**WHAT IS EXPECTED**
Reproduce the whole listing, character for character.

── SOURCE EXCERPT

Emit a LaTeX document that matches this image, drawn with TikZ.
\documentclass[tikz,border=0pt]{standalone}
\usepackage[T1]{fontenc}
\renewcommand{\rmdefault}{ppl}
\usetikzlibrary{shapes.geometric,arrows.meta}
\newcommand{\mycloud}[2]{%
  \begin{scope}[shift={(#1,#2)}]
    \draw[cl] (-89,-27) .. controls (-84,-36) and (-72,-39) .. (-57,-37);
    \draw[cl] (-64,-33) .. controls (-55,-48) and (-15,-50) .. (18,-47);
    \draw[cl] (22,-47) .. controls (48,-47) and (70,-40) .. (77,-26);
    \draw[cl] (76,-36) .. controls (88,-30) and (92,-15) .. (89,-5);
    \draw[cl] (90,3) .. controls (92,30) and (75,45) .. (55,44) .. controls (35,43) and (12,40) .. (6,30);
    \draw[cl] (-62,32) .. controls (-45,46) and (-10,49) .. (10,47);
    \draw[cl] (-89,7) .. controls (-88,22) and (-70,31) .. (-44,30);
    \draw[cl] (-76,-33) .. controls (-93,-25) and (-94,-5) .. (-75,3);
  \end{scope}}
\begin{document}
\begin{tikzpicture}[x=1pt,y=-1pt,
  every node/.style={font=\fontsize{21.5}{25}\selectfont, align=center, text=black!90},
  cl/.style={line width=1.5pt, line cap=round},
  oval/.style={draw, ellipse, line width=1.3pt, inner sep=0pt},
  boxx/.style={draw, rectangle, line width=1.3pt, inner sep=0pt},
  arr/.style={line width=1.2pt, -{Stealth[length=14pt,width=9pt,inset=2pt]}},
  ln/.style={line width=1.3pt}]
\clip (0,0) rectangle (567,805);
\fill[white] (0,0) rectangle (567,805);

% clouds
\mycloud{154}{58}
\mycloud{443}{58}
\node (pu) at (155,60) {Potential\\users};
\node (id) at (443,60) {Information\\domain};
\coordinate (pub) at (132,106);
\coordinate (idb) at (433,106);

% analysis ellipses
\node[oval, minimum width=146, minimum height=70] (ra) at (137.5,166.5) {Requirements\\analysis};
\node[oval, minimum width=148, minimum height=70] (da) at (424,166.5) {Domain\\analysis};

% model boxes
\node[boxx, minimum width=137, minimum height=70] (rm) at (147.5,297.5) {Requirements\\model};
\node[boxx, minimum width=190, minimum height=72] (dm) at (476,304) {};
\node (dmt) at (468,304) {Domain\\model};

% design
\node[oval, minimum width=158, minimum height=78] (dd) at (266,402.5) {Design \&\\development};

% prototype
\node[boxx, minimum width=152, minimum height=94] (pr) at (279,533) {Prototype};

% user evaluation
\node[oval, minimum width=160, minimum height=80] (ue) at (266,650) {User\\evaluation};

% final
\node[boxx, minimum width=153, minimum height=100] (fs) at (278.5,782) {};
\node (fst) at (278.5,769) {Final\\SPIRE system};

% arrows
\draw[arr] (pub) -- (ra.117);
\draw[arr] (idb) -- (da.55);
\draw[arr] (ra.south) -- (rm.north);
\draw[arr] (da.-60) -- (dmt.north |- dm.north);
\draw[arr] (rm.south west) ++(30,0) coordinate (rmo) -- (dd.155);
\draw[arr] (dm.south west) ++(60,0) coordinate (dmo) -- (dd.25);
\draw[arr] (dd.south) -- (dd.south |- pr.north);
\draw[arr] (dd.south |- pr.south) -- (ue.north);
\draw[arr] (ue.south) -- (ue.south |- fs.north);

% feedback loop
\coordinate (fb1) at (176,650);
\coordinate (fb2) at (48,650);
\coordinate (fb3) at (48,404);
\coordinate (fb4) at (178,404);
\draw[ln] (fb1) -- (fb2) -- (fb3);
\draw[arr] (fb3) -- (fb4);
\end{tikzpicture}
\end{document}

────

**ANSWER TO THIS EXERCISE**
Emit a LaTeX document that matches this image, drawn with TikZ.
\documentclass[tikz,border=0pt]{standalone}
\usepackage[T1]{fontenc}
\renewcommand{\rmdefault}{ppl}
\usetikzlibrary{shapes.geometric,arrows.meta}
\newcommand{\mycloud}[2]{%
  \begin{scope}[shift={(#1,#2)}]
    \draw[cl] (-89,-27) .. controls (-84,-36) and (-72,-39) .. (-57,-37);
    \draw[cl] (-64,-33) .. controls (-55,-48) and (-15,-50) .. (18,-47);
    \draw[cl] (22,-47) .. controls (48,-47) and (70,-40) .. (77,-26);
    \draw[cl] (76,-36) .. controls (88,-30) and (92,-15) .. (89,-5);
    \draw[cl] (90,3) .. controls (92,30) and (75,45) .. (55,44) .. controls (35,43) and (12,40) .. (6,30);
    \draw[cl] (-62,32) .. controls (-45,46) and (-10,49) .. (10,47);
    \draw[cl] (-89,7) .. controls (-88,22) and (-70,31) .. (-44,30);
    \draw[cl] (-76,-33) .. controls (-93,-25) and (-94,-5) .. (-75,3);
  \end{scope}}
\begin{document}
\begin{tikzpicture}[x=1pt,y=-1pt,
  every node/.style={font=\fontsize{21.5}{25}\selectfont, align=center, text=black!90},
  cl/.style={line width=1.5pt, line cap=round},
  oval/.style={draw, ellipse, line width=1.3pt, inner sep=0pt},
  boxx/.style={draw, rectangle, line width=1.3pt, inner sep=0pt},
  arr/.style={line width=1.2pt, -{Stealth[length=14pt,width=9pt,inset=2pt]}},
  ln/.style={line width=1.3pt}]
\clip (0,0) rectangle (567,805);
\fill[white] (0,0) rectangle (567,805);

% clouds
\mycloud{154}{58}
\mycloud{443}{58}
\node (pu) at (155,60) {Potential\\users};
\node (id) at (443,60) {Information\\domain};
\coordinate (pub) at (132,106);
\coordinate (idb) at (433,106);

% analysis ellipses
\node[oval, minimum width=146, minimum height=70] (ra) at (137.5,166.5) {Requirements\\analysis};
\node[oval, minimum width=148, minimum height=70] (da) at (424,166.5) {Domain\\analysis};

% model boxes
\node[boxx, minimum width=137, minimum height=70] (rm) at (147.5,297.5) {Requirements\\model};
\node[boxx, minimum width=190, minimum height=72] (dm) at (476,304) {};
\node (dmt) at (468,304) {Domain\\model};

% design
\node[oval, minimum width=158, minimum height=78] (dd) at (266,402.5) {Design \&\\development};

% prototype
\node[boxx, minimum width=152, minimum height=94] (pr) at (279,533) {Prototype};

% user evaluation
\node[oval, minimum width=160, minimum height=80] (ue) at (266,650) {User\\evaluation};

% final
\node[boxx, minimum width=153, minimum height=100] (fs) at (278.5,782) {};
\node (fst) at (278.5,769) {Final\\SPIRE system};

% arrows
\draw[arr] (pub) -- (ra.117);
\draw[arr] (idb) -- (da.55);
\draw[arr] (ra.south) -- (rm.north);
\draw[arr] (da.-60) -- (dmt.north |- dm.north);
\draw[arr] (rm.south west) ++(30,0) coordinate (rmo) -- (dd.155);
\draw[arr] (dm.south west) ++(60,0) coordinate (dmo) -- (dd.25);
\draw[arr] (dd.south) -- (dd.south |- pr.north);
\draw[arr] (dd.south |- pr.south) -- (ue.north);
\draw[arr] (ue.south) -- (ue.south |- fs.north);

% feedback loop
\coordinate (fb1) at (176,650);
\coordinate (fb2) at (48,650);
\coordinate (fb3) at (48,404);
\coordinate (fb4) at (178,404);
\draw[ln] (fb1) -- (fb2) -- (fb3);
\draw[arr] (fb3) -- (fb4);
\end{tikzpicture}
\end{document}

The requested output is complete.